Yesterday I find out Ama and Star Child will be in La Jolla next week. "Last year was just the rehearsal," says Michael Lutin today. "This is the show." Once again I'm reminded my Twelfth House Venus has nothing to do with romantic love. My heart's been stolen by an almost-five-year-old who, to paraphrase Michael, the Universe has plopped smack in front of me. (Eleven hours away, to be exact, but you can't have everything.) "Here is the person you are now going to love," says the Universe. "Enjoy!"

Then comes the P.S. "Oh yeah, and by the way, here is a list of things you'll have to deal with if you're going to love that person. Fortunately it's not MY problem. Universe out!"

My List:

1. Call woman cat-sitting for B who I am supposed to take over from tomorrow and see if I can start tonight in exchange for her adding an extra night next week.

2. Call B to say (with any luck) cat-sitting is going well but I have had a slight hiccup.

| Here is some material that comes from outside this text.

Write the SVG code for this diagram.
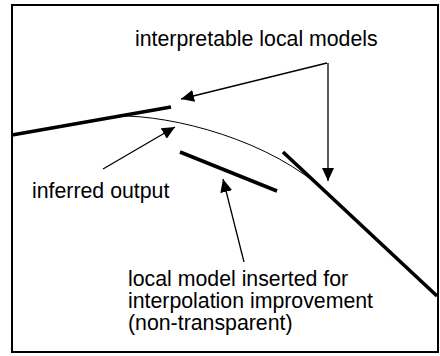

Ask if it's OK if I try to enlist the Lexulous B to take over from me.

3. Call to ask the Lexulous B if she's free next week (unless I do 2. before 3. to make sure LB is free before I ask B if she can do it).

4. Think about calling G&J in Toas to see if they'd like a couple of days in Silver at #14.

5. Think about cleaning up I will have to do after ten days of house guests and decide not to call.

6. Find out exactly where in La Jolla Star Child is going to be so can begin to search for cat-friendly motel.

7. Look for summer clothes which seem to be secreted somewhere in this house but have so far resisted finding.

8. Look for phone number of Irrigation Woman who is supposed to come and replace some crucial piece of plumbing I can't remember name of so irrigation system will work again.

9. Look for phone number of builder who promised to make tall garden gate to keep out deer and was going to deliver same in January.

10. Remember that Michael's post ends with the words "Love conquers all" and go on making list.

12. Call lawyer I saw two months ago re making will and tell her I'm on the case.....






Mercury Conjunct Part of Fortune

OK, so it's just coincidence, but as I begin to regain consciousness after ten days of unmitigated real live fun and laughter and good times I have a look at Sprite and there's the trickster sitting right there, proving whatever I feel like making it prove at the moment and I hope getting me back into posting on here every other month or so.

So the choice now is to manipulate the scheduling date and do a dozen one-paragraph posts covering the past undocumented two weeks of unmitigated real live fun and laughter and good times or leave the scheduling date alone and post everything on the same day, neither of which are likely to happen as, since writing the first four lines and one word of this paragraph, I've spent fifteen minutes happily googling away looking for the *mot juste* to - pardon my oxymoron - encompass the limitless nature of the sign of Pisces. It's three mots rather than one, but "lack of concentration" comes to mind.